→ Do this
Give again exactly the lines that run from the start of the records to the line holding "color='#c0c0c0', edgecolor='#404040', linewidth=0.9)", both ends counted. Do not include the pictures.

START Data in this exercise

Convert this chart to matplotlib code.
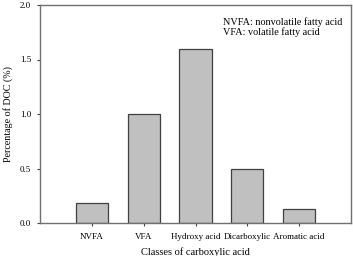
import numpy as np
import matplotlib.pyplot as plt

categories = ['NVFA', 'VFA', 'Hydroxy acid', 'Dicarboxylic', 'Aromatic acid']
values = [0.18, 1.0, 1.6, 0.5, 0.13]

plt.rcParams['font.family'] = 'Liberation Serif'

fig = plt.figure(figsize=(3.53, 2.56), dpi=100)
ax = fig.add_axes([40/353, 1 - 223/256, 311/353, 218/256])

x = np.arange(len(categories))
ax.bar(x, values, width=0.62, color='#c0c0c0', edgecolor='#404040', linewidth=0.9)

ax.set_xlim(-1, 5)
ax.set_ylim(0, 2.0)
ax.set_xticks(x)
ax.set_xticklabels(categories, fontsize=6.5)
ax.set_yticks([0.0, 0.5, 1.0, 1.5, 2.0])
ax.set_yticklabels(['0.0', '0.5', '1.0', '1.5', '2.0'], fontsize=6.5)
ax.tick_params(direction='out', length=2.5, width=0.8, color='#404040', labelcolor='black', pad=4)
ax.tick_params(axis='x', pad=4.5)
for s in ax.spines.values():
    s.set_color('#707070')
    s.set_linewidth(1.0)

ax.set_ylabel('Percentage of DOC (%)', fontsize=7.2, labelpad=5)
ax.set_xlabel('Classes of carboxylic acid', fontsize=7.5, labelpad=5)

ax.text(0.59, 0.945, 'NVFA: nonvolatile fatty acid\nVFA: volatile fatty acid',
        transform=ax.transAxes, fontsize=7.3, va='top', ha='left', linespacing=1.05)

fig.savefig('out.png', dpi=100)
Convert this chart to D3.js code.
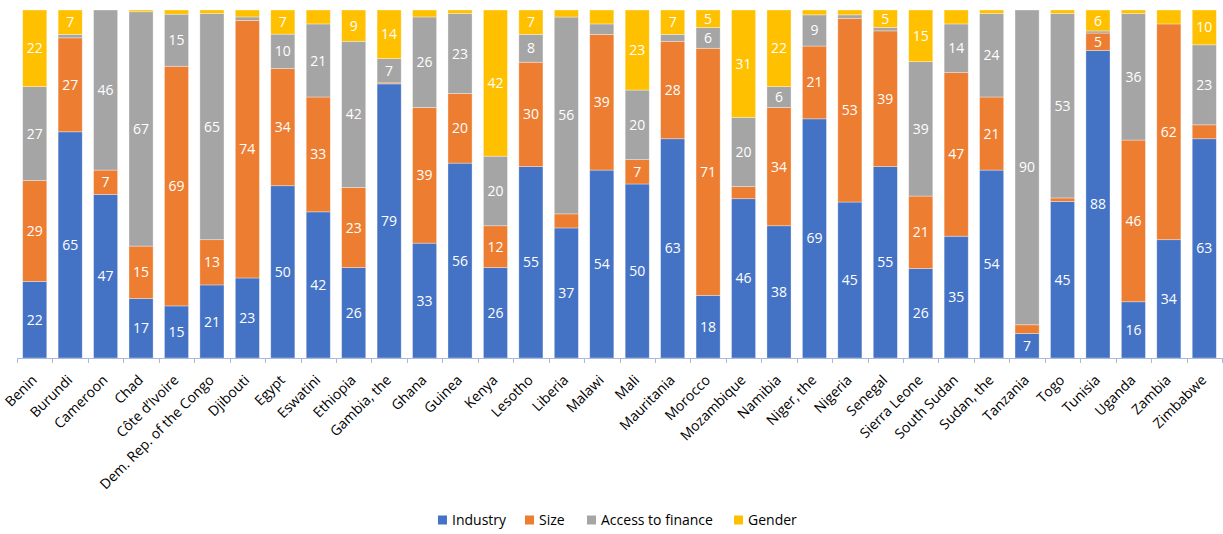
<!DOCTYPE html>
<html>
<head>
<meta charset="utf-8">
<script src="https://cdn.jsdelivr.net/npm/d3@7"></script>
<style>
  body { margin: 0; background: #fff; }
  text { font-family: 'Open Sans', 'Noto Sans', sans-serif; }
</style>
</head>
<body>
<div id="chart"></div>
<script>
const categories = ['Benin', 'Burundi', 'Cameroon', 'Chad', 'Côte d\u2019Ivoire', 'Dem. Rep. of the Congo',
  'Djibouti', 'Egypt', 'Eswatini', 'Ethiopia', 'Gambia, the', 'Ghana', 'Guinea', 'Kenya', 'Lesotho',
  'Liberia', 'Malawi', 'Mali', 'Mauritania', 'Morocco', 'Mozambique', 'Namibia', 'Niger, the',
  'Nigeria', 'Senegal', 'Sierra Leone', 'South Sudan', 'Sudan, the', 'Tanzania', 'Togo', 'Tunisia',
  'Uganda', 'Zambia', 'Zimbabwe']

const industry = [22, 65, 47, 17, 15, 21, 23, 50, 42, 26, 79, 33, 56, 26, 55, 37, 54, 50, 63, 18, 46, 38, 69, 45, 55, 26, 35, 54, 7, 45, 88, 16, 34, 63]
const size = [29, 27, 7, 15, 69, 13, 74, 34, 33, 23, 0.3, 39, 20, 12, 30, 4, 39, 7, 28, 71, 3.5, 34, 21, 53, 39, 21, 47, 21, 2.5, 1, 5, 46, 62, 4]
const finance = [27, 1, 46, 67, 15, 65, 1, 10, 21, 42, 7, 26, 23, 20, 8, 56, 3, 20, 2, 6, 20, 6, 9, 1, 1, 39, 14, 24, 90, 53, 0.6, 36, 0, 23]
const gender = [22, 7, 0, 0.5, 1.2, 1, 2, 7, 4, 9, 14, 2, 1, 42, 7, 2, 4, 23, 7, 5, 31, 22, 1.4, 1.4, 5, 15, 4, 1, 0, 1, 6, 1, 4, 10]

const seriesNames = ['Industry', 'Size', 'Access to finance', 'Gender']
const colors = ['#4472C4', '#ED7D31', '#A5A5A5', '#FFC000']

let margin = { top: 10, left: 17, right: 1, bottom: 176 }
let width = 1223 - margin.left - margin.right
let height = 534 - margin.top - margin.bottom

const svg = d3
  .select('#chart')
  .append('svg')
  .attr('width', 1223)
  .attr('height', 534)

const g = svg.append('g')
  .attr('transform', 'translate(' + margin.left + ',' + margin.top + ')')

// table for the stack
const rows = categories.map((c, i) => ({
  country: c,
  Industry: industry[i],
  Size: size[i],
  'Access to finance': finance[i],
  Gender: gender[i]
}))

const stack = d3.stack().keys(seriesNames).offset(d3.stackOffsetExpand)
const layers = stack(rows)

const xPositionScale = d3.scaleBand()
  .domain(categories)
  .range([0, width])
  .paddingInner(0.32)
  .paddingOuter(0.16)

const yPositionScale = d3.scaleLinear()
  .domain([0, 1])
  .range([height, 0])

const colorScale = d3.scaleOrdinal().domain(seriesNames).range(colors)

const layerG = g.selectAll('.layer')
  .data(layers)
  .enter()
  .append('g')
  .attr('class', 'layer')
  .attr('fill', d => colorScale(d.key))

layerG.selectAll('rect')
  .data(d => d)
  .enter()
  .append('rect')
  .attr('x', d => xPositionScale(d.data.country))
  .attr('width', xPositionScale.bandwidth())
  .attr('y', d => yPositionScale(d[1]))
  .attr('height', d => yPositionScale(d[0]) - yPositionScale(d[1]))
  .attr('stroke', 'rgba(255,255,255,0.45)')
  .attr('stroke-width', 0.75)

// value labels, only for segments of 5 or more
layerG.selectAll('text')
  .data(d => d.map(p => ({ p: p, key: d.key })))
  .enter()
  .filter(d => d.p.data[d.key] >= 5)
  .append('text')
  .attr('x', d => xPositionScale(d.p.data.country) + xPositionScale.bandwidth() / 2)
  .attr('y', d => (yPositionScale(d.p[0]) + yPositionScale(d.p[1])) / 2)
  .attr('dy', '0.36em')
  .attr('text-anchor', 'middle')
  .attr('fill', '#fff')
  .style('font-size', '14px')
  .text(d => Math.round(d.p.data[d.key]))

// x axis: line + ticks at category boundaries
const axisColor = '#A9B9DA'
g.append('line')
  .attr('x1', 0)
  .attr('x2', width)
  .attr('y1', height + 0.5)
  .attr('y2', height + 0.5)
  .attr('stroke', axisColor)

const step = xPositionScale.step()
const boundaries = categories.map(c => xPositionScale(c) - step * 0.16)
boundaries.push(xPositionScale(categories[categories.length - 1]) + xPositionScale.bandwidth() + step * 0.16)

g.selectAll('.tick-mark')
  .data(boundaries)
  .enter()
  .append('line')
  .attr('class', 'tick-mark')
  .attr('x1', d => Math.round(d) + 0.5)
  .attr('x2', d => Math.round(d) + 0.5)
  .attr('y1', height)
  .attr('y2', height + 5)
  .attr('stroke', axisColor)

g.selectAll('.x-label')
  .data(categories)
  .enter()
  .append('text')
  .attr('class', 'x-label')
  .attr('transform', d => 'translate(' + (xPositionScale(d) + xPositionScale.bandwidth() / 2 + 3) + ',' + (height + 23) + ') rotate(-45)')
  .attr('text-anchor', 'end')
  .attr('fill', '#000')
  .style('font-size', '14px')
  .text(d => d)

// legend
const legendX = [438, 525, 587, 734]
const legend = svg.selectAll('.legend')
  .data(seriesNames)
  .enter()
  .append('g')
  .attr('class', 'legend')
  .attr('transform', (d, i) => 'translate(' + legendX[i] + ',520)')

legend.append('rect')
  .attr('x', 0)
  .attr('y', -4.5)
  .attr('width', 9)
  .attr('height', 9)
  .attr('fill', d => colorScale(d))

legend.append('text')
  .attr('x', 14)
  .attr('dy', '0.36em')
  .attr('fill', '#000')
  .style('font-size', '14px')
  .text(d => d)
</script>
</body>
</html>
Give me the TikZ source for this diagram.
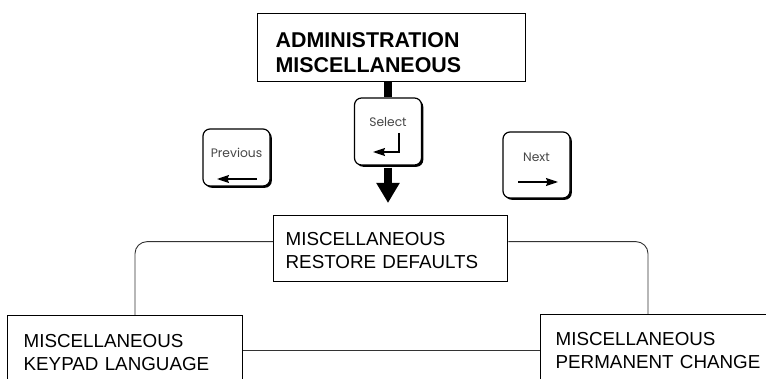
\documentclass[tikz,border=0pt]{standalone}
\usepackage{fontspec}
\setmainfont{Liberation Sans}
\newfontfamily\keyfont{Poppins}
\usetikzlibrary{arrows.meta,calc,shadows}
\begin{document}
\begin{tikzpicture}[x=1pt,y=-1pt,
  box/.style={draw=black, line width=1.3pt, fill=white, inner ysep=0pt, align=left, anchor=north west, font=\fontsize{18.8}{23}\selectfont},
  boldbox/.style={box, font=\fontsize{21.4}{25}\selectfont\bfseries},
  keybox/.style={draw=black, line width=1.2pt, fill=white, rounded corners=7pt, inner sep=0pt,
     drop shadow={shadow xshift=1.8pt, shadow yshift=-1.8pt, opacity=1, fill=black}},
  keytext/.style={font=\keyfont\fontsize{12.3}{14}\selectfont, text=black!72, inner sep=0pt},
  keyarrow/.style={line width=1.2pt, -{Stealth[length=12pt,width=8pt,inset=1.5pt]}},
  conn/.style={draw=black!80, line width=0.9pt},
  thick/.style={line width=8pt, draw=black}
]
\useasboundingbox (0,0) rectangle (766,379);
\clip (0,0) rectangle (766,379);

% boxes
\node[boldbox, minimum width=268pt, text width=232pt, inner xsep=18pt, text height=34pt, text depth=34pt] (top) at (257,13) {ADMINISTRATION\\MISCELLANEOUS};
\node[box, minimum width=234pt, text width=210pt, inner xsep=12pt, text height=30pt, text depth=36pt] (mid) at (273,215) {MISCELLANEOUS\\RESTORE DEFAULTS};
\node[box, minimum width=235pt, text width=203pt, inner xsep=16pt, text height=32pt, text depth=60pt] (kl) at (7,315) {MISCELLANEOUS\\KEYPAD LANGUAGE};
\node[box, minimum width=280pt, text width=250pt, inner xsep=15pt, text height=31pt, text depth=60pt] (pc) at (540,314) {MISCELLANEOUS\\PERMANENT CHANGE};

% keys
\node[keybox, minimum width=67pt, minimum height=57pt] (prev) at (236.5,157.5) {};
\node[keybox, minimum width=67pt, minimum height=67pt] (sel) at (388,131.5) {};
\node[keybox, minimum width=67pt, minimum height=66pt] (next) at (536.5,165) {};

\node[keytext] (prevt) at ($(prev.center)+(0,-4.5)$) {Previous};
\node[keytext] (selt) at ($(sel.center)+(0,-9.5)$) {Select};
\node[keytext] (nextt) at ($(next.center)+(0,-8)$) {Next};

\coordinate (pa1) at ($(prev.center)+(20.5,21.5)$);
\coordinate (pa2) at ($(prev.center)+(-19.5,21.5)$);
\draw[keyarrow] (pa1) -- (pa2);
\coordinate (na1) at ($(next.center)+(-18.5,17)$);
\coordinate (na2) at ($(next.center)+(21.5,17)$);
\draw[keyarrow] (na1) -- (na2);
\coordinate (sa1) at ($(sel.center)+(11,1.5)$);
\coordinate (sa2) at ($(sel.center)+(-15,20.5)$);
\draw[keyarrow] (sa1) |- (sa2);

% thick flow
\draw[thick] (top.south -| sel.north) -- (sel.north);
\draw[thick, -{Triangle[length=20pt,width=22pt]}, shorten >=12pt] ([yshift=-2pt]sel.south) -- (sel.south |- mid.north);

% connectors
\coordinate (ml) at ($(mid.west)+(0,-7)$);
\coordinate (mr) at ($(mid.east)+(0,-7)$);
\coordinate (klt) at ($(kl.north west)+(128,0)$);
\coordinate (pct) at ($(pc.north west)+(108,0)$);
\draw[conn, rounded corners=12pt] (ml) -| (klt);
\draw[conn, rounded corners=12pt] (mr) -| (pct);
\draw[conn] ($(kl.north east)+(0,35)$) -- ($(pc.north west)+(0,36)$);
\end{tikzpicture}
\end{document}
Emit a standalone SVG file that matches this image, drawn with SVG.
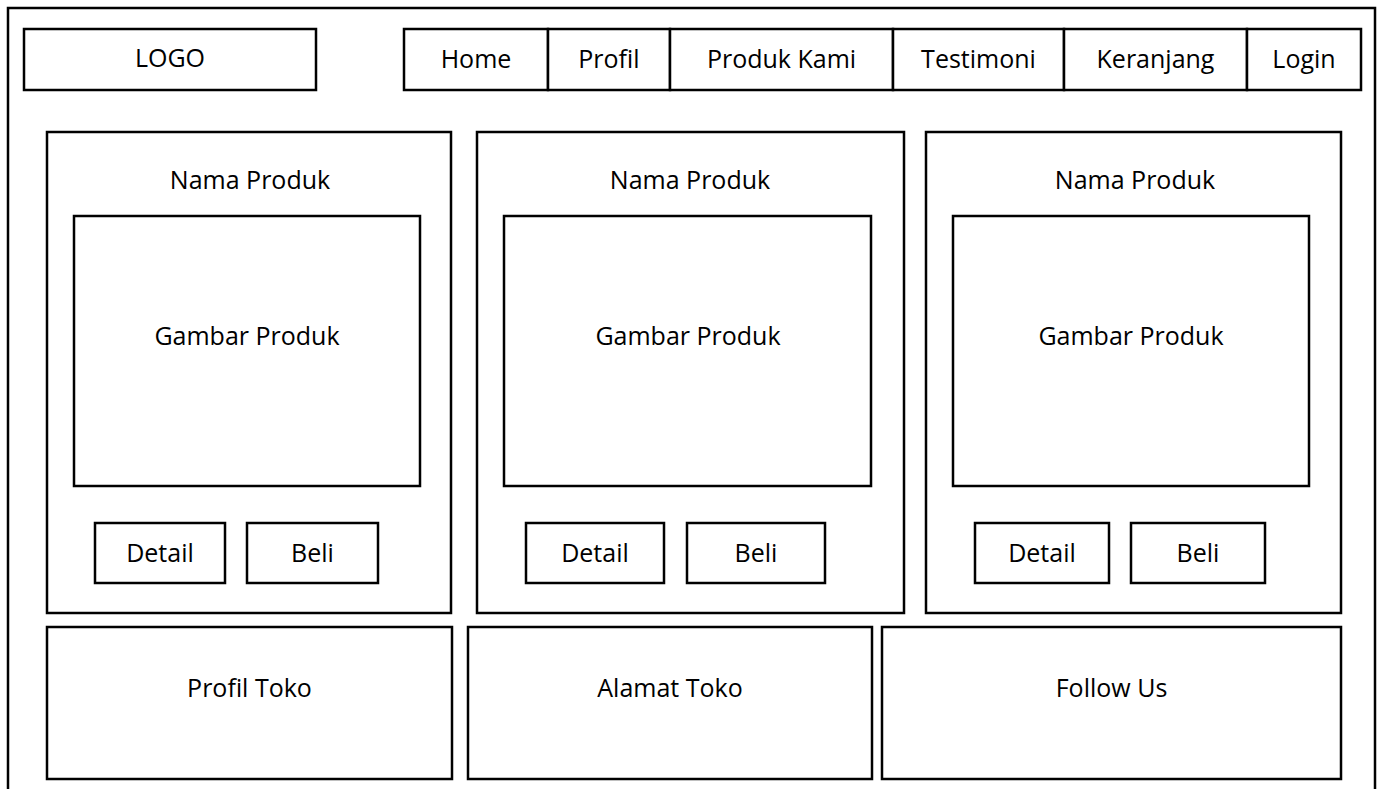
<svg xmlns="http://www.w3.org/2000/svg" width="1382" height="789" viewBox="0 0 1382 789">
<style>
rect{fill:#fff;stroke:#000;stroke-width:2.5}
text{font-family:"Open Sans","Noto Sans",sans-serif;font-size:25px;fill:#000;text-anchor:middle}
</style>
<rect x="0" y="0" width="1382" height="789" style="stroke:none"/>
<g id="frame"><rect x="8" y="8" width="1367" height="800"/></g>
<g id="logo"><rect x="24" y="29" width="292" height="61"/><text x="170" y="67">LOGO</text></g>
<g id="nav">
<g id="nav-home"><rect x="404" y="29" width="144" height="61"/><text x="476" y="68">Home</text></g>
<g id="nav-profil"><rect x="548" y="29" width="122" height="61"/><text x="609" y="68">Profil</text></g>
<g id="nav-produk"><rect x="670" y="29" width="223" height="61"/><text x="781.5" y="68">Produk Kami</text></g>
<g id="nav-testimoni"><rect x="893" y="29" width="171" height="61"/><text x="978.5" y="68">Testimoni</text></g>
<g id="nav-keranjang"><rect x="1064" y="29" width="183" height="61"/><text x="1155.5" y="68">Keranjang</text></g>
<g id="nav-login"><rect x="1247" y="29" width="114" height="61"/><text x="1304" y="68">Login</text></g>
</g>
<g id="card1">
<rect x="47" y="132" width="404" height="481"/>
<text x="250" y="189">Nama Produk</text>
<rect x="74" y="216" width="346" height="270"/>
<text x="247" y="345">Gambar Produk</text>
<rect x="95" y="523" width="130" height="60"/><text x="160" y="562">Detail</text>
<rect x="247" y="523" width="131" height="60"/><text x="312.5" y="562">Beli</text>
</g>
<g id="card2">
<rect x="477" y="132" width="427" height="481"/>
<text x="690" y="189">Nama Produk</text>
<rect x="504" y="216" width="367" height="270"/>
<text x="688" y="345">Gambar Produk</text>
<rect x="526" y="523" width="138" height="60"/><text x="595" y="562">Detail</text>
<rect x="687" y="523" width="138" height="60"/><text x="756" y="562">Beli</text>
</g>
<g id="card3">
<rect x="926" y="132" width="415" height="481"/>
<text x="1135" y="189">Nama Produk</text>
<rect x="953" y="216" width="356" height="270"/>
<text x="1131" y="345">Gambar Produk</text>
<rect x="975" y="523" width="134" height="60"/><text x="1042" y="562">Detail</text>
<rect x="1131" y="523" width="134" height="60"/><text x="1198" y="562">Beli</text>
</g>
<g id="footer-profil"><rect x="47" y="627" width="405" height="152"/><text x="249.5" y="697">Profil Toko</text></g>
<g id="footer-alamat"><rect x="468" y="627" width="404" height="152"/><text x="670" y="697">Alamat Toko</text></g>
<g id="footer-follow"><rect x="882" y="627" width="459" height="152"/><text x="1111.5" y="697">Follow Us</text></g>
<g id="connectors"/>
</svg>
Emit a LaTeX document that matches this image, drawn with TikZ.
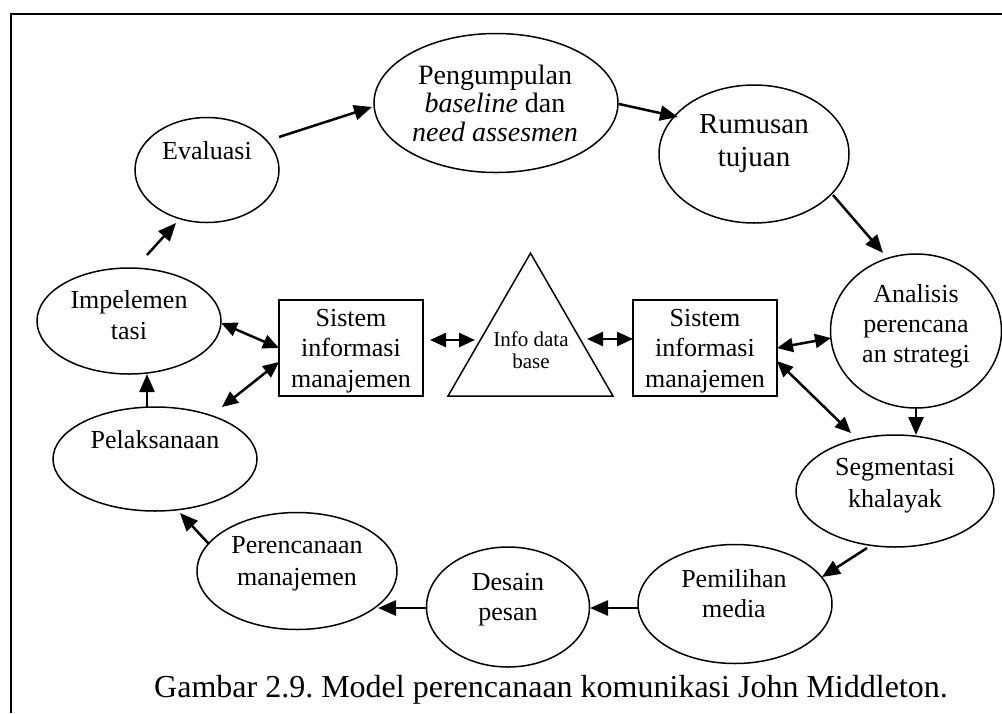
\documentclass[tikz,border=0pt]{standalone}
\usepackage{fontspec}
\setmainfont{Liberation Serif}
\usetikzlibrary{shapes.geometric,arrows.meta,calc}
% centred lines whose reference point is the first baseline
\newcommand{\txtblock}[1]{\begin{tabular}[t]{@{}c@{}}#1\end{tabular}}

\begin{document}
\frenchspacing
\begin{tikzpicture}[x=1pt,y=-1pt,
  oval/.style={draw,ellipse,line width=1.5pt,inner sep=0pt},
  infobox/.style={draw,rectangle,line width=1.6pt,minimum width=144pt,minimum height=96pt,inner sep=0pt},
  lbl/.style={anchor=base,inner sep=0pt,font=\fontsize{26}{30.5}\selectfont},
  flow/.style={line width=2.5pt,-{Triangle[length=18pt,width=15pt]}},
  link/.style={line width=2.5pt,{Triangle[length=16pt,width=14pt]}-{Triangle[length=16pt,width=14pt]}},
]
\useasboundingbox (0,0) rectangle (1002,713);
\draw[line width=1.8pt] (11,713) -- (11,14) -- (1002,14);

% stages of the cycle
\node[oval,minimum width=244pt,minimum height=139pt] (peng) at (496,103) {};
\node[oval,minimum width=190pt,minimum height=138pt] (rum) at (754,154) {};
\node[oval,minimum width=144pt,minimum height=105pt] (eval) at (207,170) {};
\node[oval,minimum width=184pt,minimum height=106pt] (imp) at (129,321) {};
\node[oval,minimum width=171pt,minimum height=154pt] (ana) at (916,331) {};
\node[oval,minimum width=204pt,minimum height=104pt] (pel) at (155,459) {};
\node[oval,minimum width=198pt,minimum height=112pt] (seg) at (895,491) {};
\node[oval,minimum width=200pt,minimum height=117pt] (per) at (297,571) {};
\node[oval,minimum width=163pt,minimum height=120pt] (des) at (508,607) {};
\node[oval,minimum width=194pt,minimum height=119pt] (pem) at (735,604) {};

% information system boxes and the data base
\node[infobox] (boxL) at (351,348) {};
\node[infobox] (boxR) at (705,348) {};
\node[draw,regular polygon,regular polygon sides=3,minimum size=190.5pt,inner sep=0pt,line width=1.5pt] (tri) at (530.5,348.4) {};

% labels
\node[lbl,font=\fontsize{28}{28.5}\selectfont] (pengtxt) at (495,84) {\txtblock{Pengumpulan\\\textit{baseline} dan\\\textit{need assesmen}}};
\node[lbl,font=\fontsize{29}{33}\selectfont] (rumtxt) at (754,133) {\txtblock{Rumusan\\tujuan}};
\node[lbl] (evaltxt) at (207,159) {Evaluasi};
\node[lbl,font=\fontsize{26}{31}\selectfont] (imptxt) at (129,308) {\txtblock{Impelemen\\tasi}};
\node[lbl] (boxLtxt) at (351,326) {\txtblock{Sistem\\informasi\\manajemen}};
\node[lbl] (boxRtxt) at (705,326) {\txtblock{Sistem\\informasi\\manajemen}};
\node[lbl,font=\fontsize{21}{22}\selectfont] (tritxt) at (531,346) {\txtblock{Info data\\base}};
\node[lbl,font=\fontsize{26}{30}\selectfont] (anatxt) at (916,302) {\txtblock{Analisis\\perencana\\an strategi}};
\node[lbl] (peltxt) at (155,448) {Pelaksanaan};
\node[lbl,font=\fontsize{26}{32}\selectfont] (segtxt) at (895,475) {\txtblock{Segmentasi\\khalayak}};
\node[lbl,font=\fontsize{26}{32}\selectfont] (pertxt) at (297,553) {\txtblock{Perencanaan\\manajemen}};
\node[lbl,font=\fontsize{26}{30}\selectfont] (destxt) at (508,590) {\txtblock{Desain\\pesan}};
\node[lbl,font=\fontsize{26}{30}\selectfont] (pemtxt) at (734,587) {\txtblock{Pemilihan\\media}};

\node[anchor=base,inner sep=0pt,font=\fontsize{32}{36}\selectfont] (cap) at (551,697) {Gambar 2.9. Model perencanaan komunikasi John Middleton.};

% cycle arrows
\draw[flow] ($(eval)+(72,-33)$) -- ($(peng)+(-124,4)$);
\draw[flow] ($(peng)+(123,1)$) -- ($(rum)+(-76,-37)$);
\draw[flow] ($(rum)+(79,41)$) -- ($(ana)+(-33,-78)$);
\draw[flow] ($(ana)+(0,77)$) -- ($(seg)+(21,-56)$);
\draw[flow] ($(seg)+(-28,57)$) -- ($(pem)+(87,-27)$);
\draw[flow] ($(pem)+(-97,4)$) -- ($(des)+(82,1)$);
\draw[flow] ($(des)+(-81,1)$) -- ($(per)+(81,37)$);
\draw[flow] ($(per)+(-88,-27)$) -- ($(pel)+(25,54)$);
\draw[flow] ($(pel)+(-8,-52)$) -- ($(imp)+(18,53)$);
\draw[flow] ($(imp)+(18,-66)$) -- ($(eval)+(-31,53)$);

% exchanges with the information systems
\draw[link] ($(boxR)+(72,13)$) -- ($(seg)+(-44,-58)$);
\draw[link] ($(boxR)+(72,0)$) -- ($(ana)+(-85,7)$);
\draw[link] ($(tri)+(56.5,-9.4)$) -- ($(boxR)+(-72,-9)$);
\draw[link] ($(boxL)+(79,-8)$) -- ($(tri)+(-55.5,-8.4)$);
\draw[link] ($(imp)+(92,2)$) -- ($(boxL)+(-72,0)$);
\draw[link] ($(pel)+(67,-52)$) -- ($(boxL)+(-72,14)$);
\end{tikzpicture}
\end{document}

END Data in this exercise

→ Output of the exercise
Convert this chart to matplotlib code.
import numpy as np
import matplotlib.pyplot as plt

categories = ['NVFA', 'VFA', 'Hydroxy acid', 'Dicarboxylic', 'Aromatic acid']
values = [0.18, 1.0, 1.6, 0.5, 0.13]

plt.rcParams['font.family'] = 'Liberation Serif'

fig = plt.figure(figsize=(3.53, 2.56), dpi=100)
ax = fig.add_axes([40/353, 1 - 223/256, 311/353, 218/256])

x = np.arange(len(categories))
ax.bar(x, values, width=0.62, color='#c0c0c0', edgecolor='#404040', linewidth=0.9)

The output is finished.